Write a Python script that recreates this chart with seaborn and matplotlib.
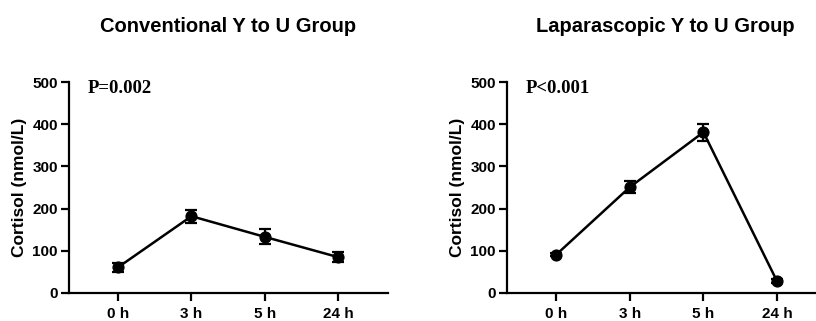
import numpy as np
import pandas as pd
import matplotlib
matplotlib.use("Agg")
import matplotlib.pyplot as plt
import seaborn as sns

# Cortisol levels at each time point (mean and error)
time_labels = ["0 h", "3 h", "5 h", "24 h"]
conv_mean = [61, 182, 133, 85]
conv_err = [11, 15, 18, 12]
lap_mean = [91, 251, 381, 28]
lap_err = [4, 14, 20, 4]
titles = ["Conventional Y to U Group", "Laparascopic Y to U Group"]
p_texts = ["P=0.002", "P<0.001"]

sns.set_style("ticks")
plt.rcParams["font.family"] = ["Liberation Sans", "DejaVu Sans"]
plt.rcParams["font.weight"] = "bold"
plt.rcParams["text.color"] = "black"
plt.rcParams["axes.labelcolor"] = "black"
plt.rcParams["xtick.color"] = "black"
plt.rcParams["ytick.color"] = "black"

fig = plt.figure(figsize=(8.16, 3.21), dpi=100)
ax1 = fig.add_axes([69 / 816, 28 / 321, 319 / 816, 211 / 321])
ax2 = fig.add_axes([507 / 816, 28 / 321, 309 / 816, 211 / 321])


def draw_panel(ax, mean, err, title, ptxt, xmax, title_x):
    df = pd.DataFrame({"t": np.arange(len(time_labels)), "cortisol": mean})
    ax.errorbar(df["t"], df["cortisol"], yerr=err, fmt="none", ecolor="black",
                elinewidth=1.6, capsize=4, capthick=1.6, zorder=2)
    sns.lineplot(data=df, x="t", y="cortisol", ax=ax, color="black", linewidth=1.8,
                 marker="o", markersize=8, markeredgecolor="black", zorder=3)
    ax.set_xlim(-0.67, xmax)
    ax.set_ylim(0, 500)
    ax.set_xticks(df["t"])
    ax.set_xticklabels(time_labels)
    ax.set_yticks([0, 100, 200, 300, 400, 500])
    ax.set_xlabel("")
    ax.set_ylabel("Cortisol (nmol/L)", fontsize=12.5, fontweight="bold", labelpad=4)
    ax.tick_params(axis="both", labelsize=11, width=1.6, length=6, color="black")
    ax.tick_params(axis="x", pad=4)
    ax.tick_params(axis="y", pad=2)
    for s in ["left", "bottom"]:
        ax.spines[s].set_linewidth(1.6)
        ax.spines[s].set_color("black")
    ax.spines["top"].set_visible(False)
    ax.spines["right"].set_visible(False)
    ax.text(0.06, 0.97, ptxt, transform=ax.transAxes, fontsize=13.5, fontweight="bold",
            family=["Liberation Serif", "DejaVu Serif"], va="center", ha="left")
    fig.text(title_x, 1 - 27 / 321, title, fontsize=14.5, fontweight="bold",
             ha="center", va="center")


draw_panel(ax1, conv_mean, conv_err, titles[0], p_texts[0], 3.68, 228 / 816)
draw_panel(ax2, lap_mean, lap_err, titles[1], p_texts[1], 3.53, 665 / 816)

fig.savefig("out.png", dpi=100)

## Directive
Copy the material shown above in full and exactly. Skip the pictures.

## Solution
Write a Python script that recreates this chart with seaborn and matplotlib.
import numpy as np
import pandas as pd
import matplotlib
matplotlib.use("Agg")
import matplotlib.pyplot as plt
import seaborn as sns

# Cortisol levels at each time point (mean and error)
time_labels = ["0 h", "3 h", "5 h", "24 h"]
conv_mean = [61, 182, 133, 85]
conv_err = [11, 15, 18, 12]
lap_mean = [91, 251, 381, 28]
lap_err = [4, 14, 20, 4]
titles = ["Conventional Y to U Group", "Laparascopic Y to U Group"]
p_texts = ["P=0.002", "P<0.001"]

sns.set_style("ticks")
plt.rcParams["font.family"] = ["Liberation Sans", "DejaVu Sans"]
plt.rcParams["font.weight"] = "bold"
plt.rcParams["text.color"] = "black"
plt.rcParams["axes.labelcolor"] = "black"
plt.rcParams["xtick.color"] = "black"
plt.rcParams["ytick.color"] = "black"

fig = plt.figure(figsize=(8.16, 3.21), dpi=100)
ax1 = fig.add_axes([69 / 816, 28 / 321, 319 / 816, 211 / 321])
ax2 = fig.add_axes([507 / 816, 28 / 321, 309 / 816, 211 / 321])


def draw_panel(ax, mean, err, title, ptxt, xmax, title_x):
    df = pd.DataFrame({"t": np.arange(len(time_labels)), "cortisol": mean})
    ax.errorbar(df["t"], df["cortisol"], yerr=err, fmt="none", ecolor="black",
                elinewidth=1.6, capsize=4, capthick=1.6, zorder=2)
    sns.lineplot(data=df, x="t", y="cortisol", ax=ax, color="black", linewidth=1.8,
                 marker="o", markersize=8, markeredgecolor="black", zorder=3)
    ax.set_xlim(-0.67, xmax)
    ax.set_ylim(0, 500)
    ax.set_xticks(df["t"])
    ax.set_xticklabels(time_labels)
    ax.set_yticks([0, 100, 200, 300, 400, 500])
    ax.set_xlabel("")
    ax.set_ylabel("Cortisol (nmol/L)", fontsize=12.5, fontweight="bold", labelpad=4)
    ax.tick_params(axis="both", labelsize=11, width=1.6, length=6, color="black")
    ax.tick_params(axis="x", pad=4)
    ax.tick_params(axis="y", pad=2)
    for s in ["left", "bottom"]:
        ax.spines[s].set_linewidth(1.6)
        ax.spines[s].set_color("black")
    ax.spines["top"].set_visible(False)
    ax.spines["right"].set_visible(False)
    ax.text(0.06, 0.97, ptxt, transform=ax.transAxes, fontsize=13.5, fontweight="bold",
            family=["Liberation Serif", "DejaVu Serif"], va="center", ha="left")
    fig.text(title_x, 1 - 27 / 321, title, fontsize=14.5, fontweight="bold",
             ha="center", va="center")


draw_panel(ax1, conv_mean, conv_err, titles[0], p_texts[0], 3.68, 228 / 816)
draw_panel(ax2, lap_mean, lap_err, titles[1], p_texts[1], 3.53, 665 / 816)

fig.savefig("out.png", dpi=100)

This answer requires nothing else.